■ **REQUIREMENT**
Tally how many lines hold the string "React". Your reply should be that number alone.

■ **DATA BLOCK**
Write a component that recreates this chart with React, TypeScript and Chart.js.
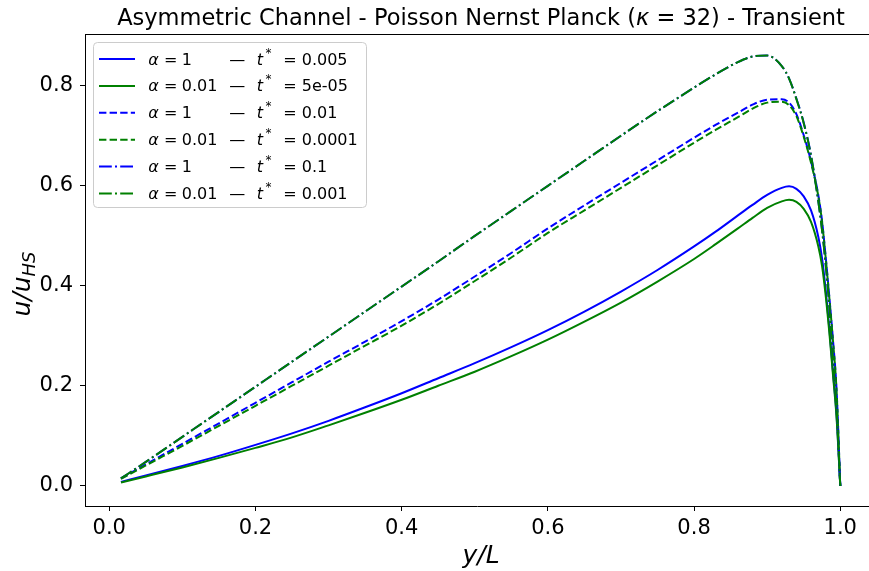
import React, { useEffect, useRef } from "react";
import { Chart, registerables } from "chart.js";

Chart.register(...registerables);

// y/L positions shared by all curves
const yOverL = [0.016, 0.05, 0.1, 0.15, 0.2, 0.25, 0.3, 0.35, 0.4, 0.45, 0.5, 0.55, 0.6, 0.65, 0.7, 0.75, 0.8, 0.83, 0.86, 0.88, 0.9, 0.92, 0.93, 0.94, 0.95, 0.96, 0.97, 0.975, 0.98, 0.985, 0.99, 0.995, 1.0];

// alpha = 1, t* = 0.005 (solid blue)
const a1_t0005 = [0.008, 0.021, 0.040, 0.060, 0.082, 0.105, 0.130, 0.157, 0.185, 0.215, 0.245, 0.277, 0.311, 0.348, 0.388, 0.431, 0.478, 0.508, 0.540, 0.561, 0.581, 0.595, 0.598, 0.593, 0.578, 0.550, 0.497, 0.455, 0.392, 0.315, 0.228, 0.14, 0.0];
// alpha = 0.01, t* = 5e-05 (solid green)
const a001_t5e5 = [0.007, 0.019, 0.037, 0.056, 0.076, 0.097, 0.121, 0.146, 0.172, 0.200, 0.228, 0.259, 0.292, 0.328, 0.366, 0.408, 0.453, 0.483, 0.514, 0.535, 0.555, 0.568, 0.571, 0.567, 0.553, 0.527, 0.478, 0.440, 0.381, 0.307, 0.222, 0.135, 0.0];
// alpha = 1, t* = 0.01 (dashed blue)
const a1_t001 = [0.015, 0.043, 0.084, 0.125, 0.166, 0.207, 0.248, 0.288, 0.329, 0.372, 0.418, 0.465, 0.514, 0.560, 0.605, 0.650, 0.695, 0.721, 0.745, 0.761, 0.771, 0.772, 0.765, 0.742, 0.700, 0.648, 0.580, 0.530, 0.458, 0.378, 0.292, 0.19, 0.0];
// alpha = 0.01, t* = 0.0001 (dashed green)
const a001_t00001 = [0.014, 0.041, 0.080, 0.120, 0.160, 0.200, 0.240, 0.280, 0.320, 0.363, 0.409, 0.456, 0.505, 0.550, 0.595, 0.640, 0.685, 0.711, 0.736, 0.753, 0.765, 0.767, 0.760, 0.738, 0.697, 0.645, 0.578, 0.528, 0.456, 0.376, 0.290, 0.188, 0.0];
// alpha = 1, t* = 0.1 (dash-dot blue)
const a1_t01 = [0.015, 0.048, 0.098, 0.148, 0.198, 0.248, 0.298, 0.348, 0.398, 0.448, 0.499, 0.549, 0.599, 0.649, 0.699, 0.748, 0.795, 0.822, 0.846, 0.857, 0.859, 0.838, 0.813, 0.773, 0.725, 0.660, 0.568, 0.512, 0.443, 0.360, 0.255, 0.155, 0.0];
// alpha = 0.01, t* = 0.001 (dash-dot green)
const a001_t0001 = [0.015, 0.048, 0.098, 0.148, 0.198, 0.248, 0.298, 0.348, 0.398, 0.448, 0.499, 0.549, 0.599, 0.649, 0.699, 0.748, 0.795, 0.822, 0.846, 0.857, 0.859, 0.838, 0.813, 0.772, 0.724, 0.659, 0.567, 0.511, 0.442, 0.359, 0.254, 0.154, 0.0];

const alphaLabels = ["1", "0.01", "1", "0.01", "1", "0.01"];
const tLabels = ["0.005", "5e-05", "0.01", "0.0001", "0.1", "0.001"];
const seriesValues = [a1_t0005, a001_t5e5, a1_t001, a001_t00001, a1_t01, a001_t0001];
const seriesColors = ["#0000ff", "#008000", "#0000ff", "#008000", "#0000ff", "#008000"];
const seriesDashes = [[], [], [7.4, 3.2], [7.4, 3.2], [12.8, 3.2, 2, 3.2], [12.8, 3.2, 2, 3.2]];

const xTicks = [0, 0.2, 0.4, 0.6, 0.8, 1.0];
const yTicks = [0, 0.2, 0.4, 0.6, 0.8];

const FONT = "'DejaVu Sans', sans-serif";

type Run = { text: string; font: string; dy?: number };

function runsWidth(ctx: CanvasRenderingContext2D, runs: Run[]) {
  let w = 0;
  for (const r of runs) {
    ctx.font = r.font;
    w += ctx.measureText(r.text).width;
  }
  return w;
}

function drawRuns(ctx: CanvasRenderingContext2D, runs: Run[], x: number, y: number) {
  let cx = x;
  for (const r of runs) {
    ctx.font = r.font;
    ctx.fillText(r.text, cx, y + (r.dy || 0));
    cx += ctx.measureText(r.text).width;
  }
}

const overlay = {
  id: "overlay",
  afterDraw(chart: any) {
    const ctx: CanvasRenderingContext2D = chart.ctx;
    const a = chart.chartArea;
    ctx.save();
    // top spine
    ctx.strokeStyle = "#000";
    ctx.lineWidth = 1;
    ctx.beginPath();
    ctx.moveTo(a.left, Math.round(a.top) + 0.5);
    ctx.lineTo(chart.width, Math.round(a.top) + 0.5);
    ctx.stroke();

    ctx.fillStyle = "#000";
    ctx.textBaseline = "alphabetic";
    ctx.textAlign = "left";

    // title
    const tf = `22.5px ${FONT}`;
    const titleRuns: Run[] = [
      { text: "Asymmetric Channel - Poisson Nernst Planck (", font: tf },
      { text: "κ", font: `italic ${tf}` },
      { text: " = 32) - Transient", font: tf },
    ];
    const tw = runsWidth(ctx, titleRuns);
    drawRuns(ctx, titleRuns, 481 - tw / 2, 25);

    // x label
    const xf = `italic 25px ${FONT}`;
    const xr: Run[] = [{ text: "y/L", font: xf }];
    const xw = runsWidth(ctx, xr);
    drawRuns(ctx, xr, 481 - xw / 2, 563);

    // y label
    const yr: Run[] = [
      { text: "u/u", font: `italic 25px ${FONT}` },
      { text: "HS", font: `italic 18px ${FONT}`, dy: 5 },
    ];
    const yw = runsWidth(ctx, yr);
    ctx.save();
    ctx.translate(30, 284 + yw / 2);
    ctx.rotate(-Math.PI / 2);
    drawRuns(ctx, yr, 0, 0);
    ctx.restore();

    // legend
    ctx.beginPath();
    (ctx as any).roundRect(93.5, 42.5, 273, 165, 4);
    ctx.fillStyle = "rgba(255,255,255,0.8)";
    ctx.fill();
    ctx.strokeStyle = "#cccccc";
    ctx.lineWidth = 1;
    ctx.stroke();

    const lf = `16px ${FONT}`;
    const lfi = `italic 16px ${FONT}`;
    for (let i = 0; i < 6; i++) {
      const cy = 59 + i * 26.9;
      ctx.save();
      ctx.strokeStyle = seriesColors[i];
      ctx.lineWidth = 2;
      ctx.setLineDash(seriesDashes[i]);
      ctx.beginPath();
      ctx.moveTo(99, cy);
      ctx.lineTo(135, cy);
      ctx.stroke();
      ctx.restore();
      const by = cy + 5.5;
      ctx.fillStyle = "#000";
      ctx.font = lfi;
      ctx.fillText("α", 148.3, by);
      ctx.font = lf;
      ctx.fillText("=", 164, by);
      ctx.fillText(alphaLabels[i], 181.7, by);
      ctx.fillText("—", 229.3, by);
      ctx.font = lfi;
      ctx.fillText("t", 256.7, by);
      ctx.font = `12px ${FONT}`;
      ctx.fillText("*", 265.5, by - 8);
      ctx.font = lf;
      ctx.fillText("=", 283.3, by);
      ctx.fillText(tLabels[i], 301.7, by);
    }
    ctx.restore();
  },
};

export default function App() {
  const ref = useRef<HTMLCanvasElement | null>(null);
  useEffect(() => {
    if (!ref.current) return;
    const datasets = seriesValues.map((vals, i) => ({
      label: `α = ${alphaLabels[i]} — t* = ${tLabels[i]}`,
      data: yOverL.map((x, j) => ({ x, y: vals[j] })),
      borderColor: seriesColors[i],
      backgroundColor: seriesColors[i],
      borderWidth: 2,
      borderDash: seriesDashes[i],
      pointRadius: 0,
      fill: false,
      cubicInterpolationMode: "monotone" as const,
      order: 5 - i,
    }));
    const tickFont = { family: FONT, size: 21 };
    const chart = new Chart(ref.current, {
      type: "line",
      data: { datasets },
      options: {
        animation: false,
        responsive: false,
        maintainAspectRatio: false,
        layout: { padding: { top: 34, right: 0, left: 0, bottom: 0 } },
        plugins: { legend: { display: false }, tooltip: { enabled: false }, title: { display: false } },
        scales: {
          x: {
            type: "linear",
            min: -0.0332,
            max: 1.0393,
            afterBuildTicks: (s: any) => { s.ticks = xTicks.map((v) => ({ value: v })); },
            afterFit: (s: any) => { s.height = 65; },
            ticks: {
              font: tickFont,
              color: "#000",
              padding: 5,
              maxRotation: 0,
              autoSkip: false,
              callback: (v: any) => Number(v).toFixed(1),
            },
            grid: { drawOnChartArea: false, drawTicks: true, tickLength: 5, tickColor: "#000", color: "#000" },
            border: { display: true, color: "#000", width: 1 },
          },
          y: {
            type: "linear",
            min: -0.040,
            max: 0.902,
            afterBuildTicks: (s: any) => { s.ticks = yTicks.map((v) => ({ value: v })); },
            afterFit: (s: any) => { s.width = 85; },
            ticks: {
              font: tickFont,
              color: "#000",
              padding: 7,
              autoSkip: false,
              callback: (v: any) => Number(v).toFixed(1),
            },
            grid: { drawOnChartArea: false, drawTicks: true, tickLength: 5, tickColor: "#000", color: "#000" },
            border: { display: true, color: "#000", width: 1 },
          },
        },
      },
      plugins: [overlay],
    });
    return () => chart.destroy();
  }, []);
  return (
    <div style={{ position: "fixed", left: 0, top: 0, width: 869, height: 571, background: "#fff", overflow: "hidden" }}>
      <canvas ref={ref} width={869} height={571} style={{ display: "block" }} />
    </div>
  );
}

■ **TASK SOLUTION**
2